Output equivalence maintained throughout: max absolute error < 1e-4.

The compiled mode uses torch.compile(mode="reduce-overhead") which captures CUDA graphs for near-zero kernel launch overhead.

Usage

Drop-in replacement API matching HuggingFace upstream:

1
2
3
4
5
6
7
8
9
import torch
from cutechronos.model import CuteChronos2Model

model = CuteChronos2Model.from_pretrained("amazon/chronos-bolt-base")
model = model.to("cuda", torch.bfloat16)

context = torch.randn(1, 512, device="cuda")
with torch.inference_mode():
quantile_preds = model(context)

For maximum performance with torch.compile:

1
2
3
4
model = CuteChronos2Model.from_pretrained_compiled(
"amazon/chronos-bolt-base",
compile_mode="reduce-overhead",
)

There’s also a pipeline API that handles variable-length batching:

1
2
3
4
5
6
7
8
from cutechronos.pipeline import CuteChronos2Pipeline

pipe = CuteChronos2Pipeline.from_pretrained(
"amazon/chronos-bolt-base",
device="cuda",
dtype=torch.bfloat16,
)
predictions = pipe.predict(torch.randn(512), prediction_length=30)

CuteZImage: Accelerated Text-to-Image

The second model is Z-Image Turbo, a fast text-to-image diffusion model.
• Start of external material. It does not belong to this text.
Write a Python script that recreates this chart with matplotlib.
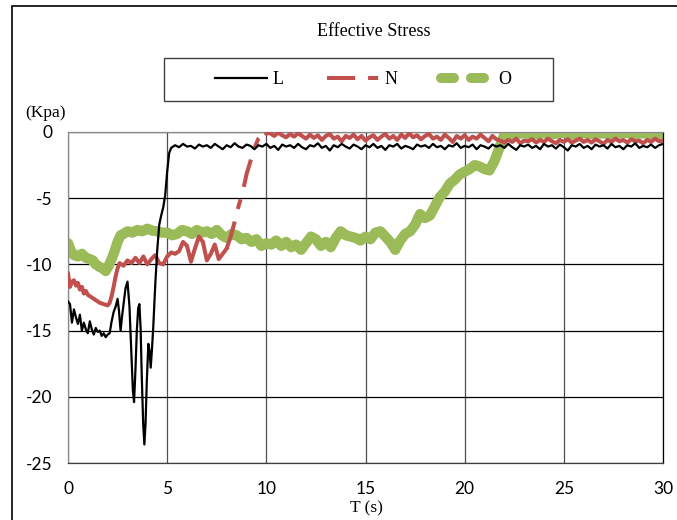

CuteZImage reimplements the transformer backbone (30 main layers + 2 refiner layers, dim=3840, 30 heads) with:

  • Fused SiLU-gated FFN – eliminates the 10240-wide intermediate allocation
  • Fused AdaLN + RMS Norm – timestep conditioning fused with normalization
  • Complex-valued RoPE kernel – fused reshape + complex multiply + flatten for multi-axis rotations
  • from_diffusers() weight loading – load directly from any HuggingFace Z-Image checkpoint

Design Philosophy

CuteDSL provides pure PyTorch fallbacks for every fused kernel, so models run on CPU without Triton. On GPU, kernels are swapped in transparently. No vendor lock-in – if a kernel doesn’t load, the fallback activates silently.

Autoresearch Bots

Much of this work is driven by automated research bots. They profile models, identify fusion opportunities, generate candidate Triton kernels, and validate output equivalence – all while maintaining eval metrics. The bots search the space of possible kernel fusions and keep what works. CuteDSL’s kernel fusion approach has been particularly effective as a target for this automated optimization pipeline.